The Dalai Lama recently said, “If science proves some belief of Buddhism wrong, then Buddhism will have to change.”* Wouldn’t the world be a much better place is all religions followed this tenet? To their credit, the Catholic Church has made huge strides on this issue (I think they learned a lot from the Galileo affair), however, they have a long way to go, and progress is slow. The Fundamentalists, and many other religions, dismiss or re-write science, history, and reality to accommodate their beliefs, all while praying to the heavens for knowledge, wisdom, and guidance.
Aesop’s fable of the wagoner is a story of a man whose cart gets stuck in the mud. He prays to the gods to help him; finally a god comes down and tells him to start pushing the cart, saying, “If you won’t lift a finger to help yourself, you can’t expect the gods or anyone else to come to your aid” = heaven helps those who help themselves. If we ourselves are not willing to educate ourselves and sharpen our own problem solving skills, we deserve the ignorance so many of us are mired in.

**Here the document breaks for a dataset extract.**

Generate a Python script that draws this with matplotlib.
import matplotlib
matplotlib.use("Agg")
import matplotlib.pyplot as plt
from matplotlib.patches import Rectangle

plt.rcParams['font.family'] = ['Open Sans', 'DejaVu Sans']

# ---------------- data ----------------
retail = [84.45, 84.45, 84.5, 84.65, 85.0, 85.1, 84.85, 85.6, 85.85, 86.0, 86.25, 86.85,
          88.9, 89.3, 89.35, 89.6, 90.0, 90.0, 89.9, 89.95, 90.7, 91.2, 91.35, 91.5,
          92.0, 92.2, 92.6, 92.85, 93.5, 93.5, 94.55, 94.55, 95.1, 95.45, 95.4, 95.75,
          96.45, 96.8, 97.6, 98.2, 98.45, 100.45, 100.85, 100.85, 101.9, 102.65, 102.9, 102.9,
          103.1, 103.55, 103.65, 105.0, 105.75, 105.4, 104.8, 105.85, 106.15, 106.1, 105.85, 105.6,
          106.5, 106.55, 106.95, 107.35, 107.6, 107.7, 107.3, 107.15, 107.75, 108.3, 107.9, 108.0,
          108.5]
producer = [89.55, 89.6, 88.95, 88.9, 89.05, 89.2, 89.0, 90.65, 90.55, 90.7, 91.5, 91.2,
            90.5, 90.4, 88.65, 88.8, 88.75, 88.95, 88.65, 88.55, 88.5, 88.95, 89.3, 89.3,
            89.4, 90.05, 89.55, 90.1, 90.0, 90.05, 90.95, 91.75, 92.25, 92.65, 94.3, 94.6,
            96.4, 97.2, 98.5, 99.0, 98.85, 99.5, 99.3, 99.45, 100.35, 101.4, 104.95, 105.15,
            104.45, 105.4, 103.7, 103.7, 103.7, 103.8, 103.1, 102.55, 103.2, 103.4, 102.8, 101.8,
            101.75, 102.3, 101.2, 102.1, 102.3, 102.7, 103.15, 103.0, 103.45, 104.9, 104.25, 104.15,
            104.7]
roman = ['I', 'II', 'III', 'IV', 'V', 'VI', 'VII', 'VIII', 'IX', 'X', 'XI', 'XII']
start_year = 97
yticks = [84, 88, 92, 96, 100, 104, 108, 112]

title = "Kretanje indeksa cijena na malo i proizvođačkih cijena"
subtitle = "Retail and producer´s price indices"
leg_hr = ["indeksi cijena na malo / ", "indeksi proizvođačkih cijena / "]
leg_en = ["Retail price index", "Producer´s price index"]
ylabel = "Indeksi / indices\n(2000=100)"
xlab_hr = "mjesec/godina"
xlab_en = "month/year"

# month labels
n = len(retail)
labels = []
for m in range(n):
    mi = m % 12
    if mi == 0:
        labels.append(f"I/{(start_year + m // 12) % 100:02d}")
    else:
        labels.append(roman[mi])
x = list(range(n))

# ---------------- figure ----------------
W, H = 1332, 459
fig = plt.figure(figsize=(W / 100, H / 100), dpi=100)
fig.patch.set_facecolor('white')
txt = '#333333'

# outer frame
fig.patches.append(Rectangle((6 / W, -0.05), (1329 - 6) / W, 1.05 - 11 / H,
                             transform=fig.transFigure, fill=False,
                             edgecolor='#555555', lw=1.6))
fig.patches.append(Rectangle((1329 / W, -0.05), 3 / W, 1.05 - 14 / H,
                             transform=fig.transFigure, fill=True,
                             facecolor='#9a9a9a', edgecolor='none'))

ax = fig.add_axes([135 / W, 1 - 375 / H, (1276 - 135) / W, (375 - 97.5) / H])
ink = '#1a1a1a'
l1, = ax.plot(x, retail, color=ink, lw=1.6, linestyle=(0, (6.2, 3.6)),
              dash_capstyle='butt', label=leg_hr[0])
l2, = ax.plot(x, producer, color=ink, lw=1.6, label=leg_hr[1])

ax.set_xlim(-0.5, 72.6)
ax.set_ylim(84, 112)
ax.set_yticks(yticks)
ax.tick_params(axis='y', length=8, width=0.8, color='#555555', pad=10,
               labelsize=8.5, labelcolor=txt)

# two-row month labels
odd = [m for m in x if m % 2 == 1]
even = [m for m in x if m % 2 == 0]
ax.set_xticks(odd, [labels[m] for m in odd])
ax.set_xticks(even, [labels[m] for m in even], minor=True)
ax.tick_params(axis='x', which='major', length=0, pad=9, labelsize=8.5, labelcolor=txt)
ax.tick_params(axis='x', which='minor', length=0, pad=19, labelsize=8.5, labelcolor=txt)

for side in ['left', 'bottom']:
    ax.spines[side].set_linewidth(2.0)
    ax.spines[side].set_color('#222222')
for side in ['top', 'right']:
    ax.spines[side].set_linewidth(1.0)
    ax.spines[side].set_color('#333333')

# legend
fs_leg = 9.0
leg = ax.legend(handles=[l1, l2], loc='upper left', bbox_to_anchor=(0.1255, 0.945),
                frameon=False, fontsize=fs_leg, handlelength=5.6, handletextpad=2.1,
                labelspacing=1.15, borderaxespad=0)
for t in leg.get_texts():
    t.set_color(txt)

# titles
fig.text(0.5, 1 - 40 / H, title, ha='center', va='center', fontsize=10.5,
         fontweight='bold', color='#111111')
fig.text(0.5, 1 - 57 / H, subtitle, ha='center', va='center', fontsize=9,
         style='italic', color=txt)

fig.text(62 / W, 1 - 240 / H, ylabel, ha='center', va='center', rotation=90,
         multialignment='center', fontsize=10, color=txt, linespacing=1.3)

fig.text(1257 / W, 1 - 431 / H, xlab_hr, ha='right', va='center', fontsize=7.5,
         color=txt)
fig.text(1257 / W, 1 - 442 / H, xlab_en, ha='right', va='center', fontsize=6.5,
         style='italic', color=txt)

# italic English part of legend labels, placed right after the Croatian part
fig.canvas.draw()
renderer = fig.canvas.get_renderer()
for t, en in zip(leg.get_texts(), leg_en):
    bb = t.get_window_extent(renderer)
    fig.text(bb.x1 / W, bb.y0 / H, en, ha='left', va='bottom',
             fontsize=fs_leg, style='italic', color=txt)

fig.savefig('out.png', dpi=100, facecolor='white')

* http://www.nytimes.com/2005/11/12/opinion/12dalai.html?pagewanted=all The article is well worth reading.
4 responses to “#100 “Aesop’s Fables” by Aesopus”
you should read augustine
I have read a lot of Augustine- excerpts from Confessions and City of God. I know he didn’t believe in the 6-day creation story. Like I said, the Catholic Church has made a lot of progress.
Great MF! Really enjoyed it. I think you would love Joseph Campbell’s ‘The Hero With A Thousand Faces’. Seems we humanoids need myth and archetypes.
Thank you, Katie! I had a feeling you would like this one!